Given information:

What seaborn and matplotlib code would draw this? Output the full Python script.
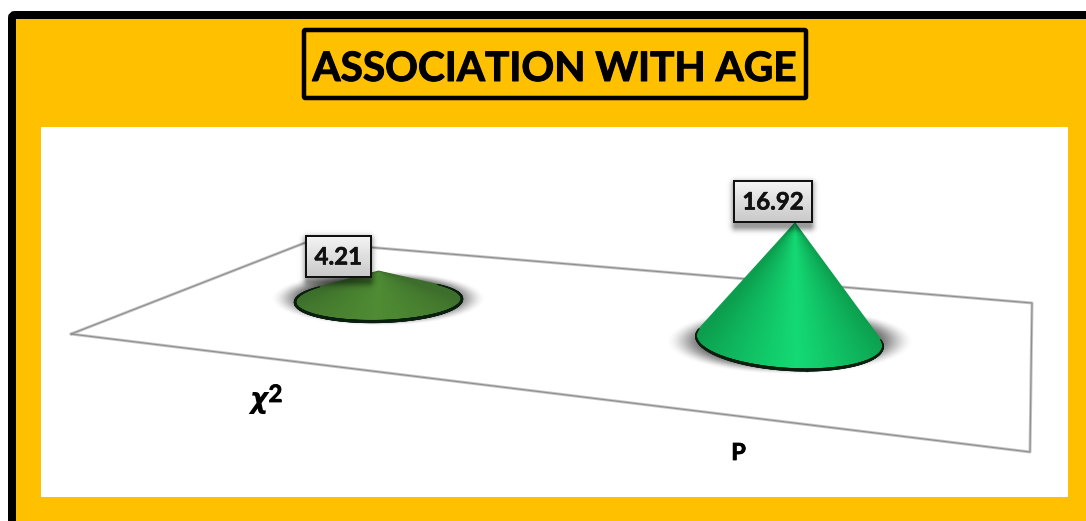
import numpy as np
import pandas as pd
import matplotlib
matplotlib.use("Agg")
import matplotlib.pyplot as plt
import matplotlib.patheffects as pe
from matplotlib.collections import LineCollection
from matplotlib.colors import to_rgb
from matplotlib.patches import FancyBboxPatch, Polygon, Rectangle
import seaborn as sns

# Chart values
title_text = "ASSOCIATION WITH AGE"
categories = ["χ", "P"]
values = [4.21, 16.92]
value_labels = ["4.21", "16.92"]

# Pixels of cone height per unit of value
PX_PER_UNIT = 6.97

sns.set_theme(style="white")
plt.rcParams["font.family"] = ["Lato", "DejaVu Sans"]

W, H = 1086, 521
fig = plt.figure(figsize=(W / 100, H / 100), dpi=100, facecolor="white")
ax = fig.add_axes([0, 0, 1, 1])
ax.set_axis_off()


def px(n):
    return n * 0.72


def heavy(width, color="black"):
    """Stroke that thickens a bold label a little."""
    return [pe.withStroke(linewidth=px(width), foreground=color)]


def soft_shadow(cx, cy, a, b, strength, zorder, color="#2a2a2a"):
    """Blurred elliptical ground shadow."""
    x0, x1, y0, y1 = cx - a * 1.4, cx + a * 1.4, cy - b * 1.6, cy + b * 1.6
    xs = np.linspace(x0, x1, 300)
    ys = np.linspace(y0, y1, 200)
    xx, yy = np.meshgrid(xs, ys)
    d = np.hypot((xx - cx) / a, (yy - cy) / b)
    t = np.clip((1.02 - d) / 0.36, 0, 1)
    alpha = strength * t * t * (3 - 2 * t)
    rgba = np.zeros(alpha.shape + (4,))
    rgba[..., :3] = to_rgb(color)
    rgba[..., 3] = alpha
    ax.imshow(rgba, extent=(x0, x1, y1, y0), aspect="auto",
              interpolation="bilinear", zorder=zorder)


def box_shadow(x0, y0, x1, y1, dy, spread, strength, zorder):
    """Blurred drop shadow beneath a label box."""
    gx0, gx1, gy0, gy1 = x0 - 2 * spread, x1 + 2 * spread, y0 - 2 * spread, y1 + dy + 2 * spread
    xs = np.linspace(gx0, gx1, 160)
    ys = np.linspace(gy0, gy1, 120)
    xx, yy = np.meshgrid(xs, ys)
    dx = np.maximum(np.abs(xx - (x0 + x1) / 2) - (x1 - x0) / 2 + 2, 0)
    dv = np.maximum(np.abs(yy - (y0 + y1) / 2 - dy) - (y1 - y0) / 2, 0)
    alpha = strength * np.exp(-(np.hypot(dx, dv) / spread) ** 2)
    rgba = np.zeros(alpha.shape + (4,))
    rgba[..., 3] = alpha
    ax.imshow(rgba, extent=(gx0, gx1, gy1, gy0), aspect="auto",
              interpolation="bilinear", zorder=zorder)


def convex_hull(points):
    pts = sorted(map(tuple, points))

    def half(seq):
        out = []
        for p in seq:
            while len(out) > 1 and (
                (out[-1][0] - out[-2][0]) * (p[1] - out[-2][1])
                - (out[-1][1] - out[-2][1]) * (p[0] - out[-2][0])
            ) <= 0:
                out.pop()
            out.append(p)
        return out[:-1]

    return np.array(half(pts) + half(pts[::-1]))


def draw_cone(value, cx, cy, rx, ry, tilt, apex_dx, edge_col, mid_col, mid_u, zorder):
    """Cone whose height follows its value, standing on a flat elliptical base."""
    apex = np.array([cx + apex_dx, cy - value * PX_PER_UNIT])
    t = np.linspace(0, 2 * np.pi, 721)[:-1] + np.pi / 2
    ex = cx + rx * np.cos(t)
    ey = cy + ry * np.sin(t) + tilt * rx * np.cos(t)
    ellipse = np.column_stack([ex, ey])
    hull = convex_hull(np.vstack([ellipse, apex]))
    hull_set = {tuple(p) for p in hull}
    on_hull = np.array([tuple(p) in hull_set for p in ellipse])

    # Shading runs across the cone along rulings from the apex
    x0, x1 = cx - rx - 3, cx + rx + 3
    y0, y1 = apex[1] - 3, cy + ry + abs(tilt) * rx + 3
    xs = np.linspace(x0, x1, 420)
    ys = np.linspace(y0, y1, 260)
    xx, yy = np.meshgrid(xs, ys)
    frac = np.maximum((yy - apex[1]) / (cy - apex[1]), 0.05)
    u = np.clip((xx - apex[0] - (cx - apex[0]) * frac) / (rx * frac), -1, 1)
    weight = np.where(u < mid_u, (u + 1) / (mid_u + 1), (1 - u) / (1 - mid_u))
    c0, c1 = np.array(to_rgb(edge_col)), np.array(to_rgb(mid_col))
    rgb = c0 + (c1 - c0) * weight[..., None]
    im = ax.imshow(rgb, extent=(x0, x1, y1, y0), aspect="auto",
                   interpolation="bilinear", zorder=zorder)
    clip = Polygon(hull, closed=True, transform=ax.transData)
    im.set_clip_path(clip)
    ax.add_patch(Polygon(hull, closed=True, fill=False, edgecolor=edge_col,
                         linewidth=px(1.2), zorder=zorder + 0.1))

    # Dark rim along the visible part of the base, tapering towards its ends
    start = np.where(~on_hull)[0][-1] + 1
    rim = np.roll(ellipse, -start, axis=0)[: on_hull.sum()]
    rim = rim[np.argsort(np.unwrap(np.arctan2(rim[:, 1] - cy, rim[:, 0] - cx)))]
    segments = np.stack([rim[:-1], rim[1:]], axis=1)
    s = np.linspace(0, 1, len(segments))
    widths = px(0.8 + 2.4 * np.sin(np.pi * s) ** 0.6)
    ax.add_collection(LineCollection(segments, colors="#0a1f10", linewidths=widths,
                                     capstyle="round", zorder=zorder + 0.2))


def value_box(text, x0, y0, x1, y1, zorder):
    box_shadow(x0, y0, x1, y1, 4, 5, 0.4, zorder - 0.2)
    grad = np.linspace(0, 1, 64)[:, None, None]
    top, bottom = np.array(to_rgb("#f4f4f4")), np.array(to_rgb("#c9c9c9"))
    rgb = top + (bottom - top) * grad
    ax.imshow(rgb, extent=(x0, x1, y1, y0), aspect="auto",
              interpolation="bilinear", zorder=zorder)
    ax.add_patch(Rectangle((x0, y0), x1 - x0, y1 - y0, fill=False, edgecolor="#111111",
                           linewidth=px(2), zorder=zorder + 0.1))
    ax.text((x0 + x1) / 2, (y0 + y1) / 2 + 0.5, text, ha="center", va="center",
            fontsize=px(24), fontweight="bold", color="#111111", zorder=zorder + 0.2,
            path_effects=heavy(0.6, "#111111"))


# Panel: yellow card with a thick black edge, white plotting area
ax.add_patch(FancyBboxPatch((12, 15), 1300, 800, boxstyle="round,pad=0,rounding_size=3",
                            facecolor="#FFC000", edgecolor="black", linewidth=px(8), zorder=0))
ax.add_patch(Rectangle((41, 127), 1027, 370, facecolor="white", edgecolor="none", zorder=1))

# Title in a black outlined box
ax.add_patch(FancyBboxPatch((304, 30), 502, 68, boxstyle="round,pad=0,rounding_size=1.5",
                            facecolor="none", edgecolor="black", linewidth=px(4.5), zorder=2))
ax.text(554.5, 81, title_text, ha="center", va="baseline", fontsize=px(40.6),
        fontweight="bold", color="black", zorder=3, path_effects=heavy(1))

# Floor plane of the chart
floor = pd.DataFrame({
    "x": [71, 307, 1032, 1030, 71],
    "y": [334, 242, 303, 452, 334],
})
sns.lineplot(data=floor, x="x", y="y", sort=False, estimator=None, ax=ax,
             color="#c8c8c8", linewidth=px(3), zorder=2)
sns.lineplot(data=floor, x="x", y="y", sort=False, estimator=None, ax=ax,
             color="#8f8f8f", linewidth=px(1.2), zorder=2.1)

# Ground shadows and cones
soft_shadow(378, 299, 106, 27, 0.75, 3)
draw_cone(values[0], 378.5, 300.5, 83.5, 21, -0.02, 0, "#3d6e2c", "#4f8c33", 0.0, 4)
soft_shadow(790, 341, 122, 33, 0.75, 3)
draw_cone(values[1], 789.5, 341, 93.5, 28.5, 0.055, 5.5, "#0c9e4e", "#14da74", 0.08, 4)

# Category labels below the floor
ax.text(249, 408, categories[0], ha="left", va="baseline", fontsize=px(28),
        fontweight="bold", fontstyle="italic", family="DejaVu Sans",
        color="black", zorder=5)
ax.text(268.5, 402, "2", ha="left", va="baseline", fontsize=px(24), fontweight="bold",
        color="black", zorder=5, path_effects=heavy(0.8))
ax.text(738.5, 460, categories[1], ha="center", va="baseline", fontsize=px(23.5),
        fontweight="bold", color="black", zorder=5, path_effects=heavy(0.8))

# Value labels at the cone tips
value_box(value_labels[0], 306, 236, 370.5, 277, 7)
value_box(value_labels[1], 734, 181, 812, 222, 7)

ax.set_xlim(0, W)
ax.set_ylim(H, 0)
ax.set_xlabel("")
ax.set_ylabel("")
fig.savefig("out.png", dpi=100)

Goal:
Only the lines from the top of the data through the line with "return [pe.withStroke(linewidth=px(width), foreground=color)]" should be quoted, exactly and with both ends kept; skip the pictures.

Reply:
What seaborn and matplotlib code would draw this? Output the full Python script.
import numpy as np
import pandas as pd
import matplotlib
matplotlib.use("Agg")
import matplotlib.pyplot as plt
import matplotlib.patheffects as pe
from matplotlib.collections import LineCollection
from matplotlib.colors import to_rgb
from matplotlib.patches import FancyBboxPatch, Polygon, Rectangle
import seaborn as sns

# Chart values
title_text = "ASSOCIATION WITH AGE"
categories = ["χ", "P"]
values = [4.21, 16.92]
value_labels = ["4.21", "16.92"]

# Pixels of cone height per unit of value
PX_PER_UNIT = 6.97

sns.set_theme(style="white")
plt.rcParams["font.family"] = ["Lato", "DejaVu Sans"]

W, H = 1086, 521
fig = plt.figure(figsize=(W / 100, H / 100), dpi=100, facecolor="white")
ax = fig.add_axes([0, 0, 1, 1])
ax.set_axis_off()


def px(n):
    return n * 0.72


def heavy(width, color="black"):
    """Stroke that thickens a bold label a little."""
    return [pe.withStroke(linewidth=px(width), foreground=color)]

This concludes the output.